• [EXERCISE DETAILS]: Set down the listing below verbatim, but only from its first line through the line containing "ax.patch.set_visible(False)".

• [COLLECTED DATA]:

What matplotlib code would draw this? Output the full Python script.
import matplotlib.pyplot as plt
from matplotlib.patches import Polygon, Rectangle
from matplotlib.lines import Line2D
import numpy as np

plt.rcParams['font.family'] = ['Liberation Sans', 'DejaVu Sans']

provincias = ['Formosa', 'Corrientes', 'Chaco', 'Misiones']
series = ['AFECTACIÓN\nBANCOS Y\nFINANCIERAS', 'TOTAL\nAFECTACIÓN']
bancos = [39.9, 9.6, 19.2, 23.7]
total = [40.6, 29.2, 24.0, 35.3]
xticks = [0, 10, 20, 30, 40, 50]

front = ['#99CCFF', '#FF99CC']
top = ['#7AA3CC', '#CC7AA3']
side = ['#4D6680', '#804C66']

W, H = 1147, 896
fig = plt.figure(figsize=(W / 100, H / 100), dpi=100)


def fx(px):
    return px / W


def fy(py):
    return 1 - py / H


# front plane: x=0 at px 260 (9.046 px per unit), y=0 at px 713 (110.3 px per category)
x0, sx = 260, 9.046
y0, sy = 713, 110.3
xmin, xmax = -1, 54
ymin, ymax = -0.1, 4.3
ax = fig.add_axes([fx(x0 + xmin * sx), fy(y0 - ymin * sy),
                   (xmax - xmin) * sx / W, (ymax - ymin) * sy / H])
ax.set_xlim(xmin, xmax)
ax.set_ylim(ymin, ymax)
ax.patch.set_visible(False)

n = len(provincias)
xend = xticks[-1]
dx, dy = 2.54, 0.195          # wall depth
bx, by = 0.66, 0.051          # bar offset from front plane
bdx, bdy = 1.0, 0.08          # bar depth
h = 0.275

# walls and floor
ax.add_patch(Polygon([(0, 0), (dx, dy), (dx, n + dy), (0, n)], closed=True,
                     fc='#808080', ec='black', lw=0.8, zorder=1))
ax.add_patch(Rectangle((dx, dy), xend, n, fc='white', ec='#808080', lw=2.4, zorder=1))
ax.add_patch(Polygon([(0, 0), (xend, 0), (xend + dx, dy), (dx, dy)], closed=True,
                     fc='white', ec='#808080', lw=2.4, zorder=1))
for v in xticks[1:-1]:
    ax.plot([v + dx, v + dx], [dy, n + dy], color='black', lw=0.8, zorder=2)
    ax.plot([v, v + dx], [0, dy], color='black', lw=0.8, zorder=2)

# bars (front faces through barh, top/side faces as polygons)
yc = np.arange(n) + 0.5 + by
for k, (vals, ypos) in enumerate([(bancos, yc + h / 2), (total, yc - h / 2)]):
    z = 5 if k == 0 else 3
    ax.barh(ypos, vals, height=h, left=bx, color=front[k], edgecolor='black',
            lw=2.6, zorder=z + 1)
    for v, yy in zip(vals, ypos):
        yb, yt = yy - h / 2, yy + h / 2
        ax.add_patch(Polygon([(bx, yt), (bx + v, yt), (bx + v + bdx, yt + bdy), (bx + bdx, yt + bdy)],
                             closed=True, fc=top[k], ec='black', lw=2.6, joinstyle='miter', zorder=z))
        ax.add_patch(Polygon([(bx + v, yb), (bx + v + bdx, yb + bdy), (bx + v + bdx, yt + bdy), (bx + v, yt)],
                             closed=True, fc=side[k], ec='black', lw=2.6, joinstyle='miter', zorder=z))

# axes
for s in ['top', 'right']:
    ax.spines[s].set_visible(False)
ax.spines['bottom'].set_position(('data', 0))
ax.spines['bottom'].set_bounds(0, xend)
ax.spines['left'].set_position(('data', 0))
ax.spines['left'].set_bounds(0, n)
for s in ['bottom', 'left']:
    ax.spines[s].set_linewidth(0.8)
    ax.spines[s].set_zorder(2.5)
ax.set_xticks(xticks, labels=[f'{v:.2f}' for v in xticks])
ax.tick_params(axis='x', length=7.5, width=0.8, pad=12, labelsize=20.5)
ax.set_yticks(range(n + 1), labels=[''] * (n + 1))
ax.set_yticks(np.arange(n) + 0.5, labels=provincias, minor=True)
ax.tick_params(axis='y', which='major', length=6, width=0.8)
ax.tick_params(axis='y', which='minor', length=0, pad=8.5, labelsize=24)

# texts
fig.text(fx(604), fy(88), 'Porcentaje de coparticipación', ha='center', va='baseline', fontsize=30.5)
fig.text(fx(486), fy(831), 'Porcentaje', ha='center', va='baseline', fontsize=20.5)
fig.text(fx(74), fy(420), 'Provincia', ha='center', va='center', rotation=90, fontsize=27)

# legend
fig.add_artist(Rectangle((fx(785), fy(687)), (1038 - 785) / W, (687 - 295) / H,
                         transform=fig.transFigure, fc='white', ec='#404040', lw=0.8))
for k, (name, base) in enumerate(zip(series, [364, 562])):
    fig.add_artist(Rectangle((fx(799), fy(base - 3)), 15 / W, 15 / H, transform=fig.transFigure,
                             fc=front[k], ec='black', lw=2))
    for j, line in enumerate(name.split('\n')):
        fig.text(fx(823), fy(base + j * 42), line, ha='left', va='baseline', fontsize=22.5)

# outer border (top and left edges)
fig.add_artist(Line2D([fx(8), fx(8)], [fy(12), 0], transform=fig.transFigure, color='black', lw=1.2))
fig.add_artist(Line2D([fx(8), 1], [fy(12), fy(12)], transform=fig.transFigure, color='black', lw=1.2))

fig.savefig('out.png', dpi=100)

• [SOLUTION TO THIS EXERCISE]:
What matplotlib code would draw this? Output the full Python script.
import matplotlib.pyplot as plt
from matplotlib.patches import Polygon, Rectangle
from matplotlib.lines import Line2D
import numpy as np

plt.rcParams['font.family'] = ['Liberation Sans', 'DejaVu Sans']

provincias = ['Formosa', 'Corrientes', 'Chaco', 'Misiones']
series = ['AFECTACIÓN\nBANCOS Y\nFINANCIERAS', 'TOTAL\nAFECTACIÓN']
bancos = [39.9, 9.6, 19.2, 23.7]
total = [40.6, 29.2, 24.0, 35.3]
xticks = [0, 10, 20, 30, 40, 50]

front = ['#99CCFF', '#FF99CC']
top = ['#7AA3CC', '#CC7AA3']
side = ['#4D6680', '#804C66']

W, H = 1147, 896
fig = plt.figure(figsize=(W / 100, H / 100), dpi=100)


def fx(px):
    return px / W


def fy(py):
    return 1 - py / H


# front plane: x=0 at px 260 (9.046 px per unit), y=0 at px 713 (110.3 px per category)
x0, sx = 260, 9.046
y0, sy = 713, 110.3
xmin, xmax = -1, 54
ymin, ymax = -0.1, 4.3
ax = fig.add_axes([fx(x0 + xmin * sx), fy(y0 - ymin * sy),
                   (xmax - xmin) * sx / W, (ymax - ymin) * sy / H])
ax.set_xlim(xmin, xmax)
ax.set_ylim(ymin, ymax)
ax.patch.set_visible(False)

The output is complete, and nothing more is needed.